Utah's Tenney agreed, adding that prosecutors and defense attorneys currently can work together pretrial on the need for continuances.
"If it's true that a continuance request filed by a public defender counts against the state, then the state in virtually every case is going to oppose any request if it thinks there is any conceivable danger of a speedy trial problem down the road," he said.
But the Vermont Supreme Court ruling is not as novel as Vermont portrays it, insisted Brillon's counsel, Nelson, who is being assisted in the case by Jenner & Block appellate counsel.
"There are many other cases where courts have seen unacceptable delays in cases caused by absence of counsel or counsel just so backed up they can't provide representation in a real or substantial sense," he said.

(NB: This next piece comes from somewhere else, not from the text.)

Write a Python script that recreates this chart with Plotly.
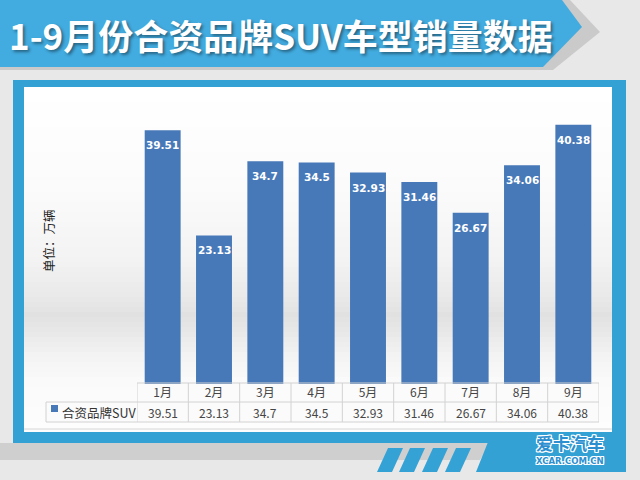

The Vermont Supreme Court decision, he said, does not, as Vermont and its amici assert, convert public defenders into "government actors" and count their strategic delays against the state.
"The 'government actor' in this case is not the lawyer in his representational capacity, but the agency responsible for assigning counsel in its administrative capacity," he said. "Our brief is mainly directed at the statewide assignment-of- counsel system and, in particular, its assignment of counsel who are under contract with the defender's office."
A state-assigned attorney's decisions regarding scheduling generally bind the client, Nelson said. Nothing in the Vermont Supreme Court decision, he added, "augurs an absurd double standard for assigned and retained counsel regarding continuances."
The key delays here were caused by court congestion and negligence, combined with the absence of legal representation, he said. The overall delay was extended when the prosecutor, on notice about the lack of defense representation, took no action.
Nelson and others said it cannot be true that delay caused by the administration of a public defender system is the same as delay caused by private counsel for a defendant.
Given the underlying crime, the Brillon case, not surprisingly, also has attracted a strong amicus brief by nearly two dozen state and national domestic violence organizations.
Professor Cheryl Hanna of Vermont Law School, amicus counsel, tells the high court that, in domestic and sexual violence cases, there is a particularly high risk that defendants will manipulate the court system and attempt to further control and harass victims.
Her brief accuses the Vermont Supreme Court of failing to examine in detail the factual record, which, she argues, "contains overwhelming evidence that the delays during the first two years defendant was in custody were the result of defendant's own manipulation of the criminal justice system, including his desire to further 'trash the victim.' "
All of the problems raised by the case — inadequate public defender system, inefficient management of the trial process by the court and prosecution, manipulative domestic violence defendants — are very real problems and not just occurring in Vermont, said Gonzaga's Holland.
The question is whether the speedy trial clause, with its drastic remedy of dismissal of charges with prejudice, is the appropriate solution, he added.